Is the extensive use of technology taking a toll on your peace of mind?
The inevitable growth of technology over time along with the rise of social media has changed the world we know today.
However, this dependence over these tools also has detrimental effects on our mental health and general wellbeing.
We are more connected to the world than we have ever been, yet we are more isolated and seem to be losing out on real human connections.
While most feel happy about their new-found identities in the virtual world, some people experience low self-esteem, anxiety and shorter attention spans.
We asked some people how they felt about the same.
Peter Symes, 50, Renewal Consultant, Cardiff
Adapting constantly to new updates can be a pain sometimes, but technology can be beneficial if you use it to a minimum and precisely for the things you need. I stay away from Facebook and other social media because I think it is a waste of time and hence it doesn’t affect me personally. Messengers seem to annoy me a bit. You could message someone and wait for hours to get a response.
Luned Evans, 15, Student, Cardiff
You see famous people with slim figures, great bodies and unreal skin on Instagram. It’s a norm but doesn’t make you feel good. When you see yourself as an opposite to them, you feel anxious. It shows a fake side of person’s life. The very person could be completely different in their real self. It pressurizes you to do the same which leads to self-doubt.
Gurmeet Singh, 50, Insurance Consultant, India
Although I am new to smart devices and social media, I rely heavily on my phone and feel incomplete without it. I am almost consumed by it. I go to sleep checking my phone and wake up to it, first thing in the morning. Not having my phone with me feels almost like losing a limb. It is not a good feeling, because I am of an age where we didn’t have mobile phones and did well, but sadly this is how it is now. Things were easier when you could get on a call right away and get over with the job.
Shandit Kaur, 33, Accountant, Cardiff
I mostly use my phone for mails or to see Instagram, but it doesn’t affect me personally. I can understand how people without a strong mental makeup can feel anxious or distracted by it. It is important to differentiate between your real and virtual life.
Megan Roberts, 28, Media Producer, Clwyd
I am not on any social media because it is not worth my time. I use the internet mostly for work and spending long hours in front of a screen can be a little exhausting sometimes. But I wouldn’t say it is affecting my mental health.
John Coleshaw, 54, Unemployed, Macclesfield Cheshire
Using technology doesn’t bother me at all. I use all sorts of social media and am quite happy to be connected to different people from all over the world. This wasn’t possible 20 years ago. As a disabled person, I feel good to be known beyond my physical self.

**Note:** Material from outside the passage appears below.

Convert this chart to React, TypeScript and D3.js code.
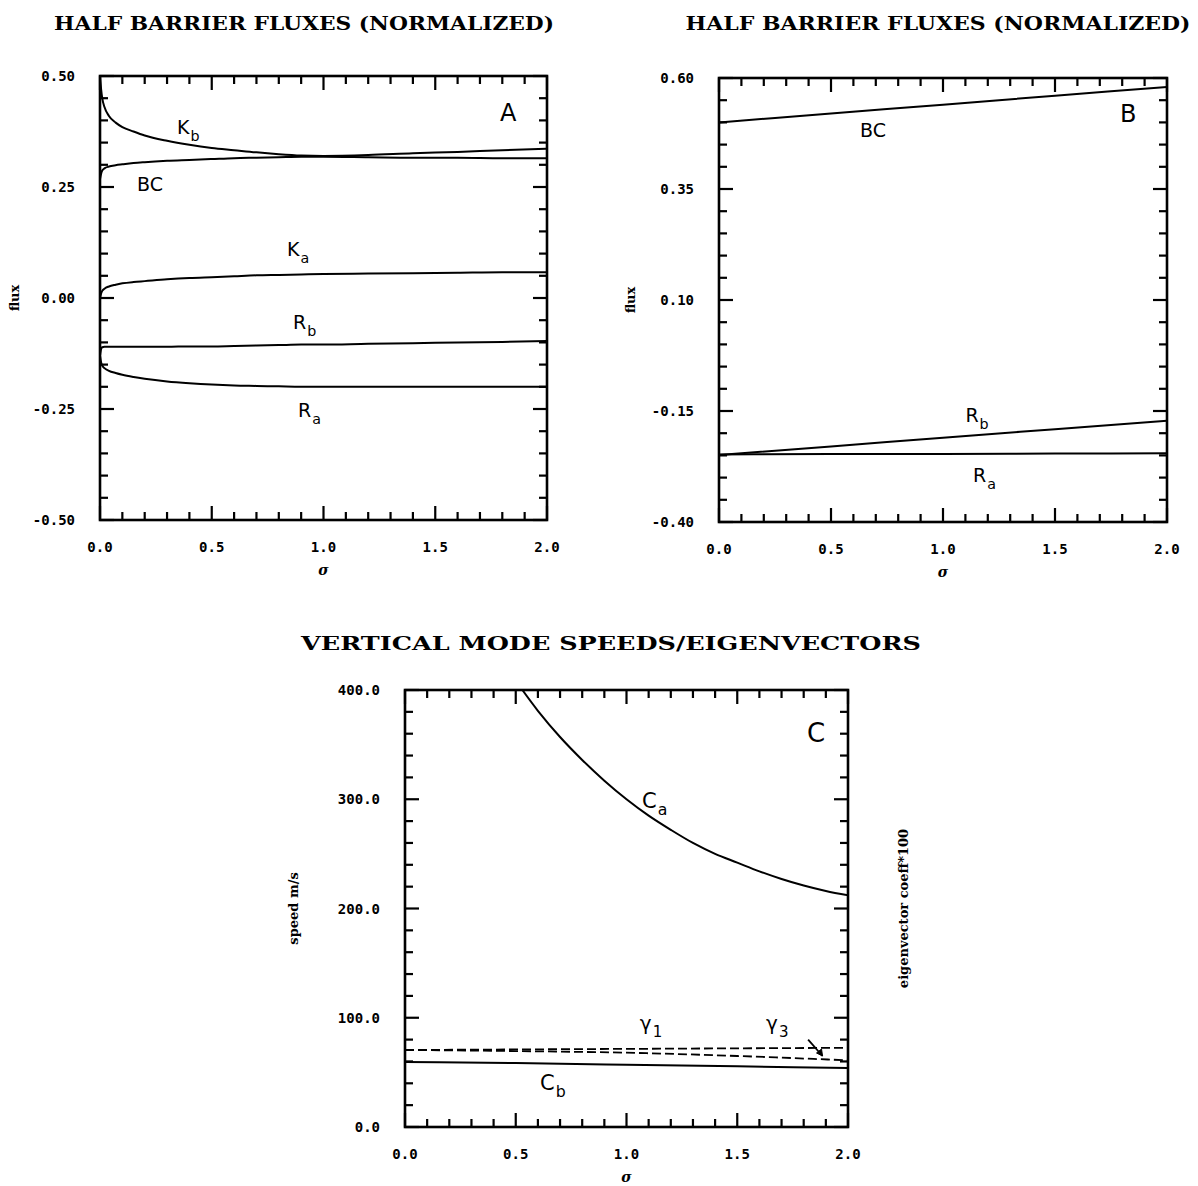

Joshua Richards, 17, Student, Merthyr
I think I would feel a lot better about myself if I didn’t use social media. There is a lot of negativity. There are all sorts of things that I could do better without. I watch a lot of documentaries on Youtube which gives me a lot of happiness. I am addicted to it and would find it hard to do without it. I would say that the only positive is that I am connected with my family and close friends through a phone all the time.
Sanam Kia, 36, Doctor, Iran
I like to use Audible to listen to my books on the move. It is a positive experience as I get to enjoy my time. But I hate all the negative news on social media apps such as Facebook and Twitter. I does effect my mood and mental health. I feel that I need to be connected somehow but I am not quite sure why I need that in my life. It feels more of an obligation. I have taken an affirmative action against it and try and follow only positive feeds to maintain my peace of mind.